Unlike days before when I couldn't beg her to eat anything, this time, her tube-like proboscis began unfurling and drinking as soon as her sensitive feet "tasted" the first petal. She quickly made her way around the head of miniature flowers, then rested as had become her routine.
That's where I left her, in the sun, as I did every day for a few hours, only this time, when I came back, she was gone.
I immediately began looking at the base of the plants. Perhaps she had fallen and couldn't climb back up the stalk. When that investigation turned up empty, I looked around for any evidence she had been there.
The obvious culprits--our kittens--were locked inside. But maybe a bird saw her and swooped in for a morning snack?
I was immediately flooded with guilt. What would the children say!?
Sure enough, it wasn't long before my oldest son asked where the butterfly was. I pointed at the pinta and told him I put her there to eat.
Of course, when he looked, she wasn't there. He, too, tromped through the bed, trying to find her, all to no avail. Then came the obvious question. What happened to her?
I stooped to pull a few weeds, my head bent to the earth, not really wanting to have this conversation. I began with the "I don't know's" and proceeded to the "she could have crawled off" explanations.

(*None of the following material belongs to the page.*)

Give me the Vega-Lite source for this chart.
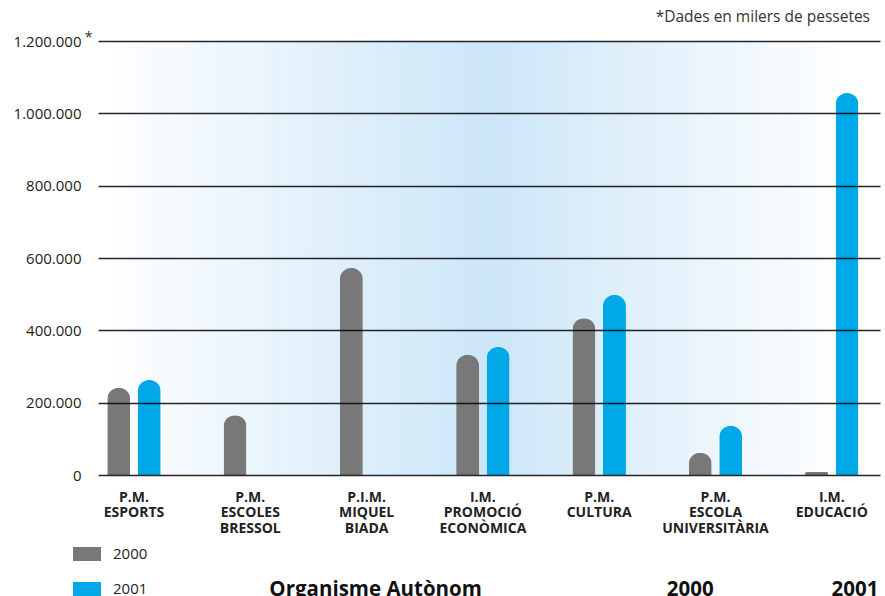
{
  "$schema": "https://vega.github.io/schema/vega-lite/v6.json",
  "width": 782,
  "height": 434,
  "autosize": {"type": "none"},
  "padding": {"left": 98, "top": 41, "right": 5, "bottom": 121},
  "background": "white",
  "title": {"text": "*Dades en milers de pessetes", "anchor": "end", "frame": "group", "fontSize": 15.5, "fontWeight": "normal", "color": "#333333", "dx": -10, "offset": 4},
  "datasets": {
    "bars": [
      {"organisme": "P.M.\nESPORTS", "year": "2000", "value": 241500},
      {"organisme": "P.M.\nESPORTS", "year": "2001", "value": 262800},
      {"organisme": "P.M.\nESCOLES\nBRESSOL", "year": "2000", "value": 165100},
      {"organisme": "P.I.M.\nMIQUEL\nBIADA", "year": "2000", "value": 572600},
      {"organisme": "I.M.\nPROMOCIÓ\nECONÒMICA", "year": "2000", "value": 332800},
      {"organisme": "I.M.\nPROMOCIÓ\nECONÒMICA", "year": "2001", "value": 354100},
      {"organisme": "P.M.\nCULTURA", "year": "2000", "value": 433500},
      {"organisme": "P.M.\nCULTURA", "year": "2001", "value": 498000},
      {"organisme": "P.M.\nESCOLA\nUNIVERSITÀRIA", "year": "2000", "value": 60900},
      {"organisme": "P.M.\nESCOLA\nUNIVERSITÀRIA", "year": "2001", "value": 136400},
      {"organisme": "I.M.\nEDUCACIÓ", "year": "2000", "value": 8300},
      {"organisme": "I.M.\nEDUCACIÓ", "year": "2001", "value": 1055900}
    ],
    "header": [
      {"organisme": "P.I.M.\nMIQUEL\nBIADA", "text": "Organisme Autònom"}
    ],
    "header2000": [
      {"organisme": "P.M.\nESCOLA\nUNIVERSITÀRIA", "year": "2000", "text": "2000"}
    ],
    "header2001": [
      {"organisme": "I.M.\nEDUCACIÓ", "year": "2001", "text": "2001"}
    ]
  },
  "layer": [
    {
      "data": {"name": "bars"},
      "mark": {"type": "bar", "cornerRadiusTopLeft": 11.5, "cornerRadiusTopRight": 11.5},
      "encoding": {
        "x": {
          "field": "organisme", "type": "nominal",
          "scale": {"domain": ["P.M.\nESPORTS", "P.M.\nESCOLES\nBRESSOL", "P.I.M.\nMIQUEL\nBIADA", "I.M.\nPROMOCIÓ\nECONÒMICA", "P.M.\nCULTURA", "P.M.\nESCOLA\nUNIVERSITÀRIA", "I.M.\nEDUCACIÓ"], "paddingInner": 0.4755, "paddingOuter": 0.0998, "align": 0.237},
          "axis": {"title": null, "labelAngle": 0, "domain": false, "ticks": false, "grid": false, "labelFontWeight": "bold", "labelFontSize": 14, "labelLineHeight": 15.5, "labelPadding": 15, "labelColor": "#222222", "labelExpr": "split(datum.label, '\\n')"}
        },
        "xOffset": {"field": "year", "type": "nominal", "scale": {"domain": ["2000", "2001"], "paddingInner": 0.2459, "paddingOuter": 0.123}},
        "y": {
          "field": "value", "type": "quantitative",
          "scale": {"domain": [0, 1200000], "nice": false},
          "axis": {"values": [0, 200000, 400000, 600000, 800000, 1000000, 1200000], "grid": true, "gridColor": "#000000", "gridOpacity": 0.85, "gridWidth": 1.3, "domain": false, "ticks": false, "zindex": 1, "labelFontSize": 15, "labelColor": "#222222", "labelPadding": 17, "labelExpr": "replace(replace(format(datum.value, ','), ',', '.'), ',', '.')", "title": "*", "titleAngle": 0, "titleX": -10, "titleY": -5, "titleAlign": "center", "titleBaseline": "middle", "titleFontSize": 15, "titleFontWeight": "normal", "titleColor": "#333333"}
        },
        "color": {
          "field": "year", "type": "nominal",
          "scale": {"domain": ["2000", "2001"], "range": ["#787878", "#00a8e8"]},
          "legend": {"title": null, "orient": "none", "legendX": -25, "legendY": 499, "symbolType": "M-1,-0.5H1V0.5H-1Z", "symbolSize": 784, "symbolStrokeWidth": 0, "symbolOpacity": 1, "labelFontSize": 15, "labelColor": "#222222", "labelOffset": 12, "rowPadding": 13, "padding": 0}
        }
      }
    },
    {
      "data": {"name": "header"},
      "mark": {"type": "text", "fontWeight": "bold", "fontSize": 20.5, "baseline": "middle", "color": "#111111", "dx": 9},
      "encoding": {
        "x": {"field": "organisme", "type": "nominal"},
        "y": {"datum": -318000, "type": "quantitative"},
        "text": {"field": "text"}
      }
    },
    {
      "data": {"name": "header2000"},
      "mark": {"type": "text", "fontWeight": "bold", "fontSize": 20.5, "baseline": "middle", "color": "#111111", "dx": -10},
      "encoding": {
        "x": {"field": "organisme", "type": "nominal"},
        "xOffset": {"field": "year", "type": "nominal"},
        "y": {"datum": -318000, "type": "quantitative"},
        "text": {"field": "text"}
      }
    },
    {
      "data": {"name": "header2001"},
      "mark": {"type": "text", "fontWeight": "bold", "fontSize": 20.5, "baseline": "middle", "color": "#111111", "dx": 8},
      "encoding": {
        "x": {"field": "organisme", "type": "nominal"},
        "xOffset": {"field": "year", "type": "nominal"},
        "y": {"datum": -318000, "type": "quantitative"},
        "text": {"field": "text"}
      }
    }
  ],
  "config": {
    "font": "Open Sans",
    "view": {"stroke": null, "fill": {"gradient": "linear", "x1": 0, "y1": 0, "x2": 1, "y2": 0, "stops": [{"offset": 0, "color": "#ffffff"}, {"offset": 0.5, "color": "#cce6f8"}, {"offset": 0.96, "color": "#ffffff"}, {"offset": 1, "color": "#ffffff"}]}}
  }
}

"Or that could be her," said my son.
As I glanced up, a perfectly formed black Swallowtail swooped right by my head. She hadn't been there five minutes ago. In fact, I hadn't seen a Swallowtail at our house all weekend. Yet, here one was, flitting around us and lighting on the various flowers before her wings sailed high again.

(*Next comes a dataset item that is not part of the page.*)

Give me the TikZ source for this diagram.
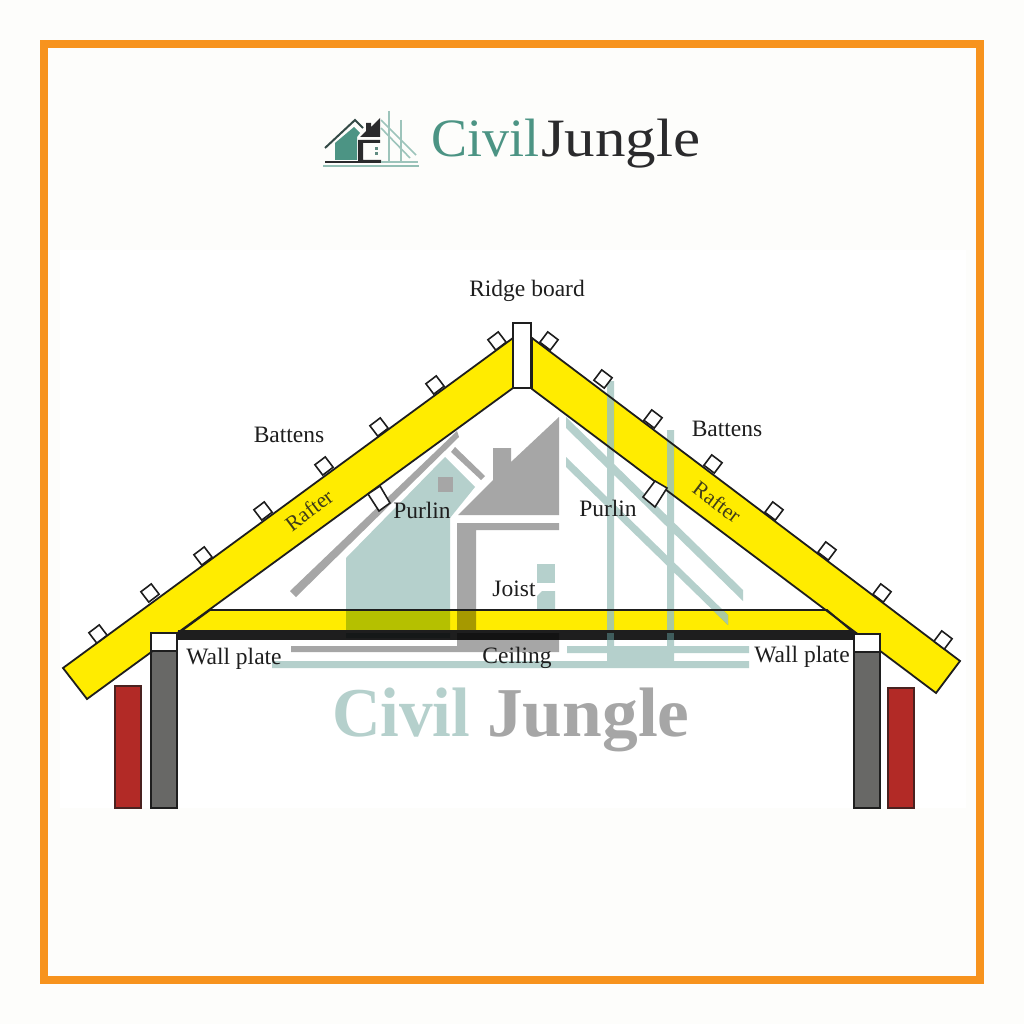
\documentclass[tikz,border=0pt]{standalone}
\usepackage{fontspec}
\setmainfont{Liberation Serif}
\definecolor{framecol}{HTML}{F7931E}
\definecolor{paper}{HTML}{FDFDFB}
\definecolor{raftercol}{HTML}{FFEC00}
\definecolor{wallcol}{HTML}{686866}
\definecolor{brickcol}{HTML}{B22A26}
\definecolor{inkcol}{HTML}{1E1E1E}
\definecolor{wmteal}{HTML}{B5D0CC}
\definecolor{wmgrey}{HTML}{A6A6A6}
\definecolor{wmonyellow}{HTML}{AAC9A0}
\definecolor{wmondark}{HTML}{3F5C5C}
\definecolor{logoteal}{HTML}{4C9484}
\definecolor{logodark}{HTML}{2A2A2C}
\tikzset{
  timberfill/.style={fill=raftercol,draw=none},
  timberline/.style={draw=inkcol,line width=1.8pt,line join=miter},
  batten/.style={draw=inkcol,line width=1.6pt,fill=white,minimum width=13pt,minimum height=13pt,inner sep=0pt,shape=rectangle},
  purlin/.style={draw=inkcol,line width=1.6pt,fill=white},
  plate/.style={draw=inkcol,line width=1.8pt,fill=white},
  wall/.style={draw=inkcol,line width=1.8pt,fill=wallcol},
  brick/.style={draw=inkcol!70!brickcol,line width=1.6pt,fill=brickcol},
  wmT/.style={fill=wmteal,draw=none,blend mode=multiply},
  wmG/.style={fill=wmgrey,draw=none,blend mode=multiply},
  lab/.style={font=\fontsize{23.5}{25}\selectfont,text=inkcol,inner sep=0pt},
  rafterlab/.style={font=\fontsize{21.5}{23}\selectfont,text=inkcol!85!raftercol,inner sep=0pt},
  lgT/.style={fill=logoteal,draw=none},
  lgD/.style={fill=logodark,draw=none},
  lgL/.style={draw=logoteal!55!white,line width=1.6pt}
}
\newcommand{\joistpath}{(180,632) -- (210,610) -- (827,610) -- (853,632) -- cycle}
\newcommand{\raftL}{(513,338) -- (63,668) -- (87,699) -- (513,388) -- cycle}
\newcommand{\raftR}{(532,338) -- (960,661) -- (936,693) -- (532,389) -- cycle}
\begin{document}
\begin{tikzpicture}[x=1pt,y=-1pt]
\useasboundingbox (0,0) rectangle (1024,1024);
\fill[paper] (0,0) rectangle (1024,1024);
\fill[white] (60,250) rectangle (966,808);
\draw[framecol,line width=8pt] (44,44) rectangle (980,980);

% logo icon
\fill[lgT] (335,160) -- (335,143) -- (354,127) -- (360,133) -- (357,137) -- (357,160) -- cycle;
\draw[logodark!70!logoteal,line width=2pt] (325,148) -- (355,120) -- (363,128);
\fill[lgD] (360,137) -- (366,131) -- (366,123) -- (371,123) -- (371,127) -- (380,118) -- (380,137) -- cycle;
\fill[lgD] (358,140) -- (380,140) -- (380,143) -- (363,143) -- (363,160) -- (381,160) -- (381,163) -- (358,163) -- cycle;
\fill[logoteal!60!gray] (375,147) rectangle (378,150);
\fill[logoteal!60!gray] (375,152) rectangle (378,155);
\draw[lgL] (381,120) -- (416,155);
\draw[lgL] (381,128) -- (410,158);
\draw[lgL] (389,111) -- (389,163);
\draw[lgL] (401,120) -- (401,163);
\draw[logodark,line width=1.6pt] (325,162) -- (381,162);
\draw[lgL] (381,162) -- (418,162);
\draw[logoteal!60!white,line width=2.6pt] (323,166) -- (419,166);
\node[anchor=base west,inner sep=0pt,text=logoteal,font=\fontsize{54}{54}\selectfont] (logoa) at (431,157) {Civil};
\node[anchor=base west,inner sep=0pt,text=logodark,font=\fontsize{54}{54}\selectfont,xscale=1.13] (logob) at (541,157) {Jungle};

% timber fills
\fill[timberfill] \joistpath;
\fill[inkcol] (178,631) rectangle (854,640);
\fill[timberfill] \raftL;
\fill[timberfill] \raftR;

% walls
\draw[wall] (151,651) rectangle (177,808);
\draw[brick] (115,686) rectangle (141,808);
\draw[wall] (854,652) rectangle (880,808);
\draw[brick] (888,688) rectangle (914,808);

% watermark
\fill[wmT] (346,558) -- (445,457) -- (475,487) -- (450,518) -- (450,638) -- (346,638) -- cycle;
\fill[wmG] (290,591) -- (457,431) -- (459,437) -- (296,597) -- cycle;
\fill[wmG] (451,452) -- (455,447) -- (485,476) -- (481,480) -- cycle;
\fill[wmG] (458,515) -- (493,480) -- (493,448) -- (511,448) -- (511,462) -- (559,417) -- (559,515) -- cycle;
\fill[wmG] (457,523) -- (559,523) -- (559,530) -- (476,530) -- (476,632) -- (559,632) -- (559,652) -- (291,652) -- (291,646) -- (457,646) -- cycle;
\fill[wmgrey] (438,477) rectangle (453,492);
\fill[wmT] (537,564) rectangle (555,583);
\fill[wmT] (537,596) -- (542,591) -- (555,591) -- (555,609) -- (537,609) -- cycle;
% teal strips as one path, so that their crossings stay one tone
\fill[wmT] (566,417) -- (743,590) -- (743,601) -- (566,428) -- cycle
  (566,457) -- (728,615) -- (728,625) -- (566,467) -- cycle
  (607,381) -- (614,381) -- (614,646) -- (667,646) -- (667,430) -- (674,430) -- (674,646) -- (749,646) -- (749,653) -- (674,653) -- (674,661) -- (749,661) -- (749,668) -- (272,668) -- (272,661) -- (607,661) -- (607,653) -- (567,653) -- (567,646) -- (607,646) -- cycle;
% teal bars over the timber
\begin{scope}
  \clip \raftR;
  \fill[wmonyellow] (607,370) rectangle (614,480);
  \fill[wmonyellow] (667,420) rectangle (674,530);
\end{scope}
\begin{scope}
  \clip \joistpath;
  \fill[wmonyellow] (607,600) rectangle (614,640);
  \fill[wmonyellow] (667,600) rectangle (674,640);
  \fill[wmonyellow] (700,588) -- (728,615) -- (728,625) -- (700,598) -- cycle;
\end{scope}
\fill[wmondark] (607,632) rectangle (614,640);
\fill[wmondark] (667,632) rectangle (674,640);
\node[anchor=base west,inner sep=0pt,text=wmteal,font=\bfseries\fontsize{70}{70}\selectfont,xscale=.96] (wma) at (332,736) {Civil};
\node[anchor=base west,inner sep=0pt,text=wmgrey,font=\bfseries\fontsize{70}{70}\selectfont,xscale=1.02] (wmb) at (487,736) {Jungle};

% timber outlines
\draw[timberline] \joistpath;
\draw[inkcol,line width=1.5pt] (178,631) -- (854,631);
\draw[timberline] \raftL;
\draw[timberline] \raftR;
\draw[plate] (513,323) rectangle (531,388);
\draw[plate] (151,633) rectangle (177,651);
\draw[plate] (854,634) rectangle (880,652);
\draw[inkcol,line width=2.4pt] (151,651) -- (177,651);
\draw[inkcol,line width=2.4pt] (854,652) -- (880,652);

% battens
\foreach \n/\bx/\by in {a/98/634,b/150/593,c/203/556,d/263/511,e/324/466,f/379/427,g/435/385,h/497/341}
  \node[batten,rotate=37] (bl\n) at (\bx,\by) {};
\foreach \n/\bx/\by in {a/549/341,b/603/379,c/653/419,d/713/464,e/774/511,f/827/551,g/882/593,h/943/640}
  \node[batten,rotate=-37] (br\n) at (\bx,\by) {};

% purlins
\draw[purlin] (368,494) -- (380,486) -- (390,503) -- (379,511) -- cycle;
\draw[purlin] (643,497) -- (655,481) -- (667,488) -- (655,507) -- cycle;

% labels
\node[lab] (ridge) at (527,291) {Ridge board};
\node[lab] (battenl) at (289,435) {Battens};
\node[lab] (battenr) at (727,429) {Battens};
\node[rafterlab,rotate=37] (rafl) at (309,510) {Rafter};
\node[rafterlab,rotate=-37] (rafr) at (717,502) {Rafter};
\node[lab] (purl) at (422,510) {Purlin};
\node[lab] (purr) at (608,508) {Purlin};
\node[lab] (joist) at (514,589) {Joist};
\node[lab] (ceil) at (517,658) {Ceiling};
\node[lab] (wpl) at (234,659) {Wall plate};
\node[lab] (wpr) at (802,657) {Wall plate};
\end{tikzpicture}
\end{document}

"It's a miracle," Wyatt continued.
I had to bite my ever-rational tongue. My mind said a bird ate her. But my heart skipped a beat with uncertainty. I remembered my children praying for a miracle just a few days before. I remembered my own prayers for her wings to miraculously take flight. I couldn't tell my son for certain that he was wrong.
And since when did I serve a God of probability? If anything, I served the God of all things IMpossible and IMprobable. Why not?
Amelia and Emerson joined us outdoors and began asking the same questions, only this time, big brother Wyatt spoke the answers instead of me.
"WE DON'T KNOW, Amelia! Maybe that is her. Maybe not. Maybe it was a miracle. We just don't know."
It's funny how one butterfly's sudden disappearance has planted seeds of doubt in my rational explanations. Even tonight, I just don't know. I could have witnessed a miracle this past weekend.
For me, it's enough to believe God might have said yes to our prayers...even if I'll never know for sure.